Tuesday, January 01, 2013

The Year the Arab Spring Went Bad

Hopes for a democratic Middle East have faltered amid sectarian animosities and ideological divisions. Did it have to be this way?

BY F. GREGORY GAUSE, III

In the heady days of (relatively) peaceful mass mobilizations that brought down dictators in Tunisia and Egypt, the mantra from American observers in 2011 was: "Now comes the hard part." In 2012, it came -- with a vengeance.
But my guess is that many of those watching the Arab Spring unfold did not really believe this year would be as bloody or fraught with risk as it has turned out to be. Transitions to democracy in Eastern Europe after 1989 were pretty quick and pretty successful. Latin American and East Asian transitions in the 1980s and 1990s had long and troubled backgrounds, but once democratic systems were established, most of them turned out to be stable and peaceful. Why should the Arab world be different?
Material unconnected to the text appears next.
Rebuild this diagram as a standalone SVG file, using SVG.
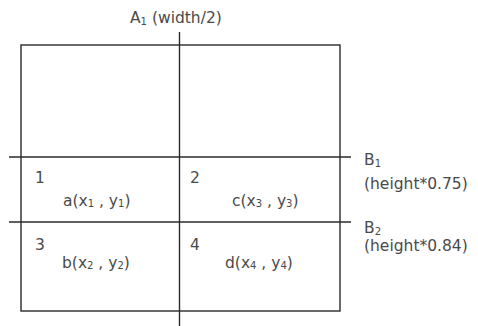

Well, there are two big reasons. Unlike in those other parts of the world, many of the countries in the Middle East lack long histories of political unity: Libya, Lebanon, Syria, Jordan, Iraq, Saudi Arabia, and Yemen are all relatively recent creations; their borders are artificial and their populations are divided along sectarian, ethnic, and regional lines.


Furthermore, there is no consensus on core political issues in the Arab world. In Eastern Europe following the Cold War, as Francis Fukuyama famously pointed out, there was no serious alternative political ideology to democratic capitalism. Not so in the Middle East. A majority, or at least a plurality, of people in these countries now say "Islam is the solution" to their problems -- and they are opposed by an equally vehement minority. This year has shown just how potent a recipe for conflict this mix of ideological conflict and divided societies can be.
Without further ado, here is a look at the pitfalls that dashed the rosiest prognostications about the Arab Spring in 2012 -- and still loom large in 2013.
Weak States and Divided Societies
Some Arab countries have always suffered from weak governments. They've gotten there in different ways: Yemen has been hindered by a lack of resources, the Lebanese state has been kept weak by elites' agreement and then civil war, and Muammar al-Qaddafi's Libya was the victim of a bizarre political experiment in direct governance. But however it occurs, the consequences of state weakness -- the strengthening of tribalism, sectarianism, and other sub-state identities and the erosion of the rule of law -- are largely similar.
The Syrian state is now suffering the same fate, eaten away by civil war, defections, and economic weakness. None of this is altogether unfamiliar; the country used to be the poster child for Arab political instability. Between 1949 and 1970, it experienced nine military coups and a brief period of amalgamation with Egypt. But upon taking power, Hafez al-Assad enforced a grim, but in many quarters welcome, stability. He maintained his rule through unvarnished realpolitik, notably building bridges with the Sunni business class and brutally crushing a Muslim Brotherhood uprising in the early 1980s. The state was inefficient and corrupt, but it provided a measure of order, and Syria ceased being a playing field in which outside powers meddled and became an international player in its own right.
The nearly two years of fighting seem to have reversed whatever gains in state building that Hafez al-Assad had achieved. Public services have either collapsed or are stretched to the breaking point. Law and order has broken down. Syrians look to their own sectarian communities for safety, not the state -- if they are not fleeing the country.
The problem, of course, is not particular to Syria. Tribal, regional, and sectarian factionalism make political progress in Yemen agonizingly slow, as do tribal and regional divides in Libya. Bahrain's rulers exploit the fears of their co-religionists, the Sunni minority, toward the Shia majority to divide the opposition and solidify their control.
These sub-state identities in weak states create a vicious circle. New governments, even those freely elected, find their ability to govern severely limited. They do not have functioning bureaucracies to implement policies. Libya has struggled to rebuild police and military forces in the face of militias that are, in many cases, better armed, better funded, and better organized than the state's forces. In Yemen, the army itself has split along factional lines.
With centralized state authority weakened, these countries have become the playing fields of regional rivalry. Local actors invite the foreigners in, looking to them for money, guns and political support. Turkey, Saudi Arabia, Iran, and Qatar are all playing in Syria and Iraq. Saudi Arabia and Iran both support factions in Lebanon. The Saudis are still the monopoly players in Yemen and Bahrain, though they warn darkly of Iranian meddling in both countries. Needless to say, such proxy wars are Kryptonite for the authority of the central state.